Mike’s background was a modest one. His father was a safety inspector for the New York City Fire Department, and his mother was a seamstress. Mike wasn’t the best in school, but he was the best all-rounder. He went to undergraduate school at Columbia and later applied to MIT for graduate school. In fact, Mike mistakenly applied to the wrong graduate program, was accepted, then had to withdraw and reapply to the correct one. He struggled with his master’s degree and faced a tough choice about what to do next. Fortunately, he had a mentor who encouraged him to keep going after what he was passionate about. Mike decided to go for his PhD at MIT but performed horribly at his first qualifying exam. With the help of other PhD candidates and his own dogged determination to succeed, Mike passed the qualifying exam the second time.
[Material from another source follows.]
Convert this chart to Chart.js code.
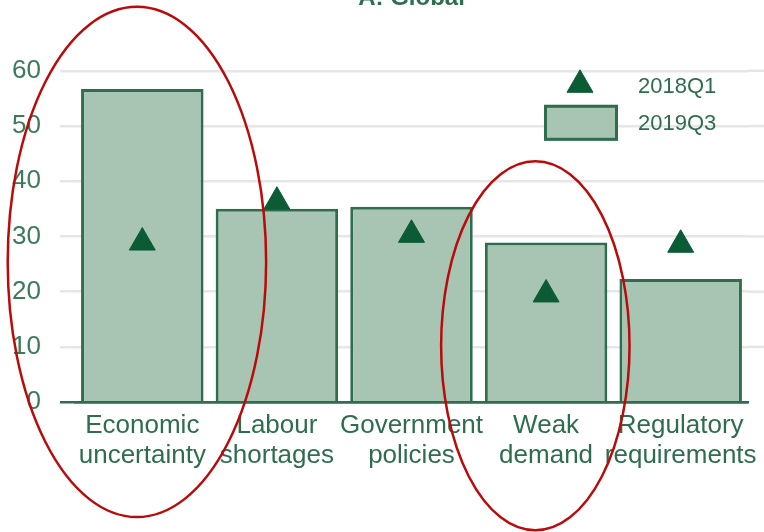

That’s one of the main themes throughout Spaceman: An Astronaut’s Unlikely Journey to Unlock the Secrets of the Universe. Don’t give up; go back and try harder. Mike faced failure multiple times, both academically and professionally. He learned that success isn’t a one-man show. Teamwork and family are two of the other leitmotifs recurring throughout his life.
Spaceman is ultimately about human spaceflight, and the book won’t disappoint. It delivers an insider’s view of becoming an astronaut, training for a mission, and being out there in space, where the success or failure of a mission comes down to the actions of humans. Mike was in one of the highest-profile missions ever: repairing the Hubble space telescope on one of the last shuttle flights. It was a close thing and came down to an astronaut improvising a solution to gain access to a power supply never intended to be serviced.
“Imagine you’re standing on top of the Empire State Building in Manhattan holding a laser pointer. Now imagine I’m down in DC on top of the Washington Monument holding up a dime, and you’re able to hit that dime with your laser pointer. Now imagine that you and the Empire State Building are moving 17,500 miles per hour in one direction, and the Washington Monument and my dime are moving thousands of miles per hour away from you in a different direction, and you can still hold that spot on the dime even as we hurtle away from each other in opposite directions at incredible speeds.”
Conclusion
Every generation needs inspiration to keep the dream of human exploration and spaceflight alive. For one generation it was Chuck Yeager breaking the sound barrier, for another Yuri Gagarin or John Glenn orbiting the Earth, or, later, Neil Armstrong and the Apollo astronauts landing on the moon. Mike Massimino, along with the shuttle astronauts and the International Space Station astronauts, has kept the dream alive for the current generation. Mike’s autobiography will hopefully inspire the next generation to keep working on their dreams, whether those dreams are to build rockets, create life support systems, write computer programs, or possibly one day walk on the surface of Mars. Although Mike is too modest to admit it, he’s become a legend just like the astronauts he looked up to: Neil Armstrong, Buzz Aldrin, Mike Collins, Jim Lovell, John Young, and many more.
Mike’s book is not a book about a superman. He’s very relatable, open, and even humorous in sharing his path to the stars. The path was rocky and sometimes seemed to be going the wrong way, but his passion for what he was doing helped him to climb to heights few have ever reached. This book is recommended reading for anyone interested in human spaceflight. I consider it an outstanding choice for anyone trying to decide what to study or facing challenges in their studies, especially for anyone considering or already in a STEM field.
“When it came to the work of being an astronaut, I was good but I wasn’t the best. I wasn’t the best guy with the shuttle systems. I wasn’t even the best spacewalker. But maybe I could be one of the best at telling the story of space. Maybe I could make it fun and lively and adventurous like it used to be.”
Mike, you succeeded in writing one of the best books about spaceflight that I’ve read in years.
About the Author
Mike Massimino, author of Spaceman, served as an astronaut for NASA between 1996 and 2014, going on two missions to service the Hubble telescope and spending more than 30 hours on spacewalks. He has appeared as himself on The Big Bang Theory and is now a professor at the University of Columbia. He lives in New York. Mike was the first astronaut to tweet from space and can be followed @Astro_Mike.